Homegrown organic crops contain higher levels of antioxidants, including vitamin C, polyphenols, and flavonoids, along with more micronutrients and minerals than conventionally grown and transported produce. The difference comes down to soil quality, ripeness at harvest, and the absence of long supply chains. Even a small garden bed growing a few herbs and vegetables can meaningfully increase the nutrient density of your diet.
Risks Worth Managing
Gardening is low-risk, but not zero-risk. The most common issues are straightforward to prevent.

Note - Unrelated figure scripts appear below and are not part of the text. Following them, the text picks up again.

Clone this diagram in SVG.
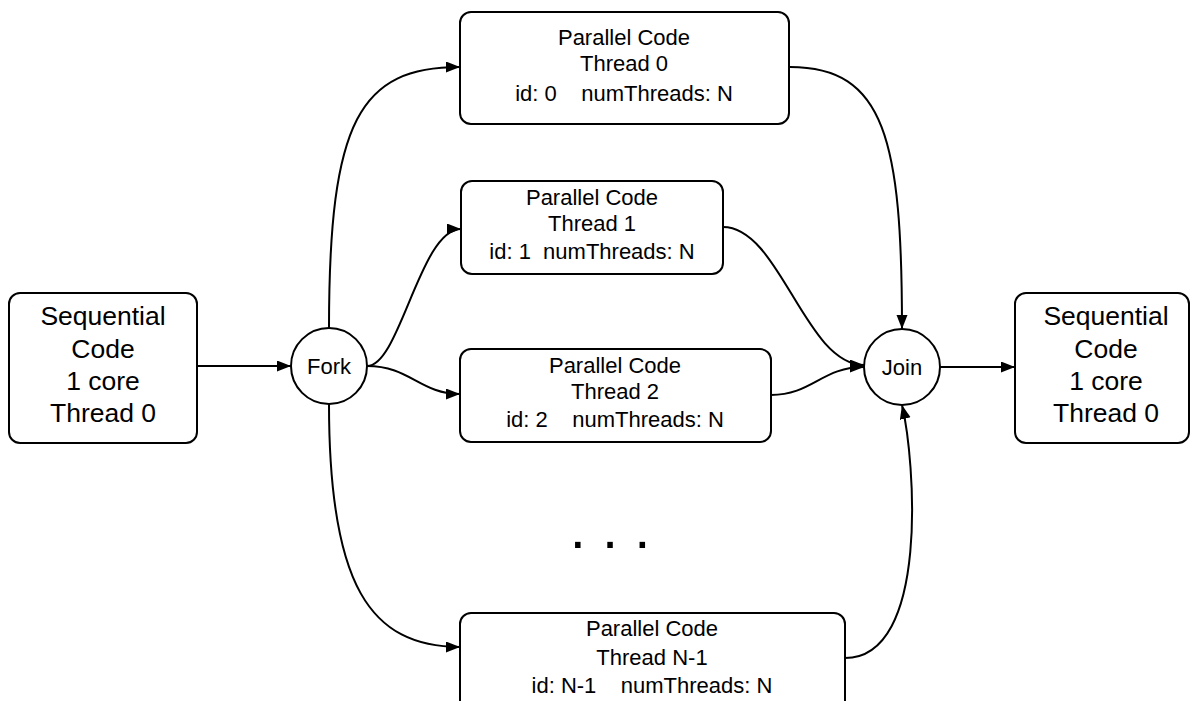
<svg xmlns="http://www.w3.org/2000/svg" width="1191" height="701" viewBox="0 0 1191 701">
  <style>
    .box { fill: #ffffff; stroke: #000000; stroke-width: 2; }
    .txt { font-family: "Liberation Sans", Arial, sans-serif; fill: #000000; text-anchor: middle; }
    .big { font-size: 26.5px; }
    .mid { font-size: 22px; }
    .edge { fill: none; stroke: #000000; stroke-width: 2; marker-end: url(#arrow); }
  </style>
  <defs>
    <marker id="arrow" markerUnits="userSpaceOnUse" markerWidth="16" markerHeight="12" refX="14" refY="5.5" orient="auto">
      <path d="M0,0 L14,5.5 L0,11 z" fill="#000000"/>
    </marker>
  </defs>
  <rect width="1191" height="701" fill="#ffffff"/>

  <!-- connectors -->
  <g id="connectors">
    <path class="edge" d="M197,366 L291,366"/>
    <path class="edge" d="M329,328 C329,120 360,67 460,67"/>
    <path class="edge" d="M367,366 C400,366 420,229 461,229"/>
    <path class="edge" d="M367,366 C410,366 420,394 460,394"/>
    <path class="edge" d="M329,404 C329,585 370,647 460,647"/>
    <path class="edge" d="M790,67 C885,67 902,140 902,329"/>
    <path class="edge" d="M723,227 C780,227 805,365 864,365"/>
    <path class="edge" d="M771,395 C812,395 822,367 864,367"/>
    <path class="edge" d="M845,658 C930,658 915,460 902,405"/>
    <path class="edge" d="M940,367 L1015,367"/>
  </g>

  <!-- sequential code before the fork -->
  <g id="seq-start">
    <rect class="box" x="9" y="293" width="188" height="150" rx="11"/>
    <text class="txt big" x="103" y="325">Sequential</text>
    <text class="txt big" x="103" y="357.5">Code</text>
    <text class="txt big" x="103" y="390">1 core</text>
    <text class="txt big" x="103" y="422">Thread 0</text>
  </g>

  <g id="fork">
    <circle class="box" cx="329" cy="366" r="38"/>
    <text class="txt mid" x="329" y="374">Fork</text>
  </g>

  <g id="thread-0">
    <rect class="box" x="460" y="12" width="329" height="112" rx="11"/>
    <text class="txt mid" x="624" y="45">Parallel Code</text>
    <text class="txt mid" x="624" y="71">Thread 0</text>
    <text class="txt mid" x="624" y="101" xml:space="preserve">id: 0    numThreads: N</text>
  </g>

  <g id="thread-1">
    <rect class="box" x="461" y="181" width="262" height="93" rx="11"/>
    <text class="txt mid" x="592" y="204.5">Parallel Code</text>
    <text class="txt mid" x="592" y="231">Thread 1</text>
    <text class="txt mid" x="592" y="259" xml:space="preserve">id: 1  numThreads: N</text>
  </g>

  <g id="thread-2">
    <rect class="box" x="460" y="349" width="311" height="93" rx="11"/>
    <text class="txt mid" x="615" y="372.5">Parallel Code</text>
    <text class="txt mid" x="615" y="399">Thread 2</text>
    <text class="txt mid" x="615" y="427" xml:space="preserve">id: 2    numThreads: N</text>
  </g>

  <g id="ellipsis">
    <text class="txt" x="610" y="548" font-size="58" xml:space="preserve">. . .</text>
  </g>

  <g id="thread-n-1">
    <rect class="box" x="460" y="613" width="385" height="110" rx="11"/>
    <text class="txt mid" x="652" y="636">Parallel Code</text>
    <text class="txt mid" x="652" y="665">Thread N-1</text>
    <text class="txt mid" x="652" y="693" xml:space="preserve">id: N-1    numThreads: N</text>
  </g>

  <g id="join">
    <circle class="box" cx="902" cy="367" r="38"/>
    <text class="txt mid" x="902" y="375">Join</text>
  </g>

  <!-- sequential code after the join -->
  <g id="seq-end">
    <rect class="box" x="1015" y="293" width="174" height="150" rx="11"/>
    <text class="txt big" x="1106" y="325">Sequential</text>
    <text class="txt big" x="1106" y="357.5">Code</text>
    <text class="txt big" x="1106" y="390">1 core</text>
    <text class="txt big" x="1106" y="422">Thread 0</text>
  </g>
</svg>
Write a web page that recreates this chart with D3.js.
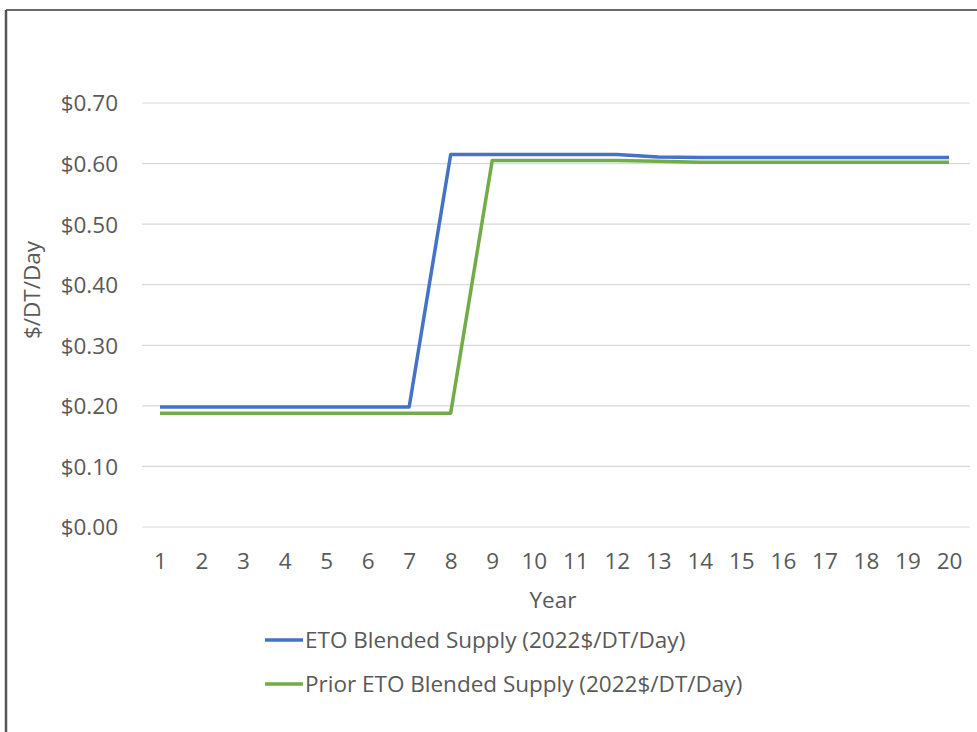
<!DOCTYPE html>
<html><head><meta charset="utf-8">
<script src="https://cdn.jsdelivr.net/npm/d3@7"></script>
<style>
html,body{margin:0;padding:0;background:#fff;}
svg{display:block;}
text{font-family:"Open Sans","Noto Sans",sans-serif;fill:#595959;}
</style></head>
<body>
<script>
const years = d3.range(1, 21);
const etoBlended = [0.198,0.198,0.198,0.198,0.198,0.198,0.198,0.615,0.615,0.615,0.615,0.615,0.611,0.610,0.610,0.610,0.610,0.610,0.610,0.610];
const priorEtoBlended = [0.188,0.188,0.188,0.188,0.188,0.188,0.188,0.188,0.605,0.605,0.605,0.605,0.604,0.602,0.602,0.602,0.602,0.602,0.602,0.602];
const yTicks = [0,0.1,0.2,0.3,0.4,0.5,0.6,0.7];
const seriesNames = ["ETO Blended Supply (2022$/DT/Day)","Prior ETO Blended Supply (2022$/DT/Day)"];
const colors = ["#4472C4","#70AD47"];

const W = 977, H = 732;
const FS = "22.5px";
const svg = d3.select("body").append("svg").attr("width", W).attr("height", H);

// frame
svg.append("line").attr("x1",6).attr("x2",W).attr("y1",10).attr("y2",10).attr("stroke","#6a6a6a").attr("stroke-width",2);
svg.append("line").attr("x1",6).attr("x2",6).attr("y1",10).attr("y2",H).attr("stroke","#555").attr("stroke-width",2.5);

const x = d3.scalePoint().domain(years).range([160, 949]);
const y = d3.scaleLinear().domain([0, 0.7]).range([527, 103]);

// gridlines
svg.append("g").selectAll("line").data(yTicks).join("line")
  .attr("x1",142).attr("x2",970)
  .attr("y1",d=>y(d)).attr("y2",d=>y(d))
  .attr("stroke","#d9d9d9").attr("stroke-width",1.2);

// y axis labels
const yAxis = d3.axisLeft(y).tickValues(yTicks).tickFormat(d=>"$"+d.toFixed(2)).tickSize(0).tickPadding(0);
const gy = svg.append("g").attr("transform","translate(118,0)").call(yAxis);
gy.select(".domain").remove();
gy.selectAll("text").style("font-size",FS).attr("fill","#595959").attr("dy","0.35em");

// x axis labels
const xAxis = d3.axisBottom(x).tickSize(0).tickPadding(0);
const gx = svg.append("g").attr("transform","translate(0,553)").call(xAxis);
gx.select(".domain").remove();
gx.selectAll("text").style("font-size",FS).attr("fill","#595959").attr("dy","0.71em");

// axis titles
svg.append("text").attr("transform","translate(40,290) rotate(-90)").attr("text-anchor","middle")
  .style("font-size",FS).text("$/DT/Day");
svg.append("text").attr("x",553).attr("y",608).attr("text-anchor","middle")
  .style("font-size",FS).text("Year");

// lines
const line = d3.line().x((d,i)=>x(years[i])).y(d=>y(d));
[etoBlended, priorEtoBlended].forEach((s,k)=>{
  svg.append("path").datum(s).attr("d",line).attr("fill","none")
    .attr("stroke",colors[k]).attr("stroke-width",3.5).attr("stroke-linejoin","round");
});

// legend
seriesNames.forEach((n,k)=>{
  const ly = 640 + k*44;
  svg.append("line").attr("x1",265).attr("x2",303).attr("y1",ly).attr("y2",ly)
    .attr("stroke",colors[k]).attr("stroke-width",3.5);
  svg.append("text").attr("x",305).attr("y",ly).attr("dy","0.35em")
    .style("font-size",FS).text(n);
});
</script>
</body></html>
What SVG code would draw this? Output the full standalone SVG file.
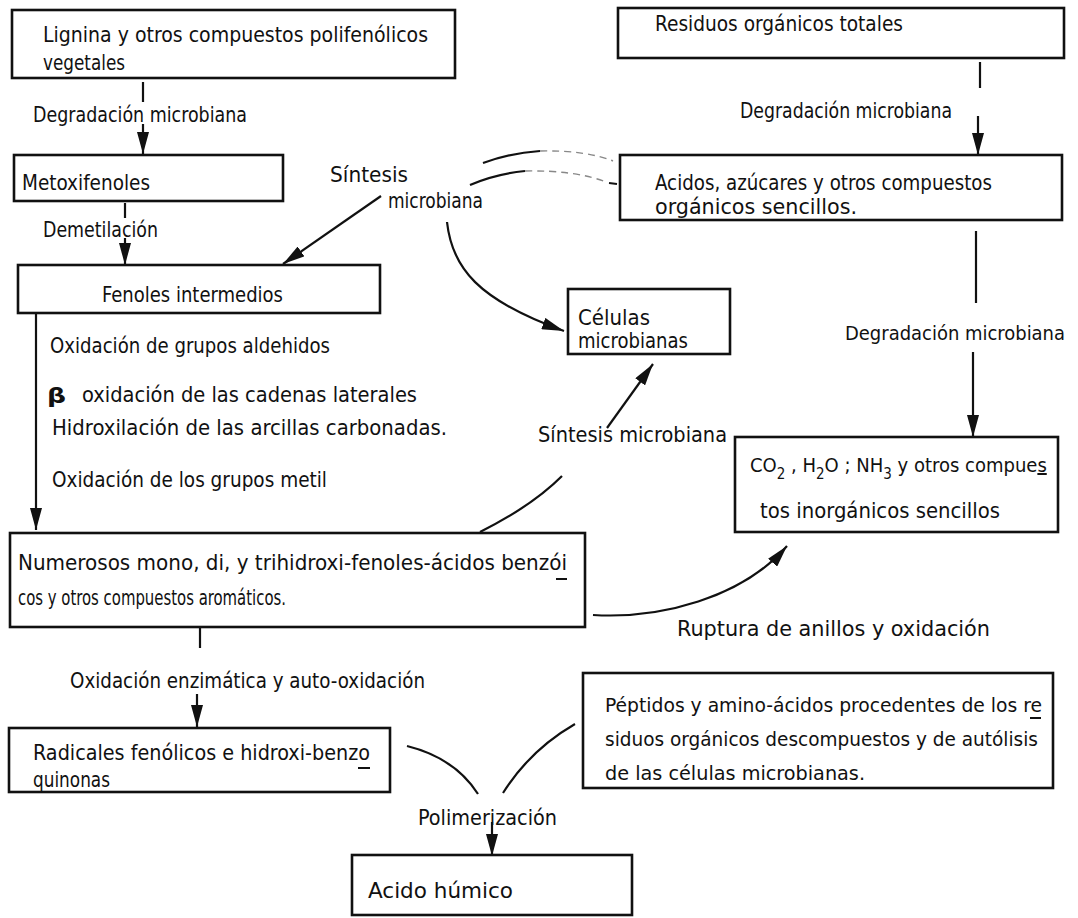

- Soil contamination: Urban and older residential soils can contain elevated levels of lead or arsenic, particularly near old buildings or former industrial sites. There are no universally established “safe” levels for arsenic in garden soil, but NC State Extension considers levels above 16 parts per million high risk. If you’re unsure about your soil, a local extension office can test it. Growing food in raised beds filled with clean soil is a simple workaround.
- Tetanus: Soil contact combined with scrapes or puncture wounds creates a risk for tetanus. You should have a tetanus booster every 10 years. If you get a deep or dirty wound and haven’t had a booster in the past five years, get one within 48 hours.
- Repetitive strain: Gardening involves repetitive motions that can stress your knees, back, and wrists. Using knee pads, switching tasks every 20 to 30 minutes, and using ergonomic tools with padded grips all reduce your risk of overuse injuries.
- Sun exposure: Extended outdoor time without protection increases skin cancer risk. Wear a broad-brimmed hat and apply sunscreen during peak UV hours, especially if you garden for more than a few minutes in direct midday sun.
Therapeutic Gardening in Clinical Settings
Gardening’s health benefits are robust enough that it’s now used as a formal therapeutic tool. Horticultural therapy programs operate in rehabilitation centers, mental health facilities, and senior care settings. These programs are evaluated across four dimensions: physical function, cognitive function, psychological and emotional well-being, and social engagement. The fact that a single activity can be reliably measured across all four of these areas speaks to how broad its effects really are.
You don’t need a formal program to get these benefits. A few hours a week in a backyard plot, a community garden, or even a balcony full of containers delivers the same core combination of physical movement, stress relief, microbial exposure, sunlight, and the quiet satisfaction of growing something alive.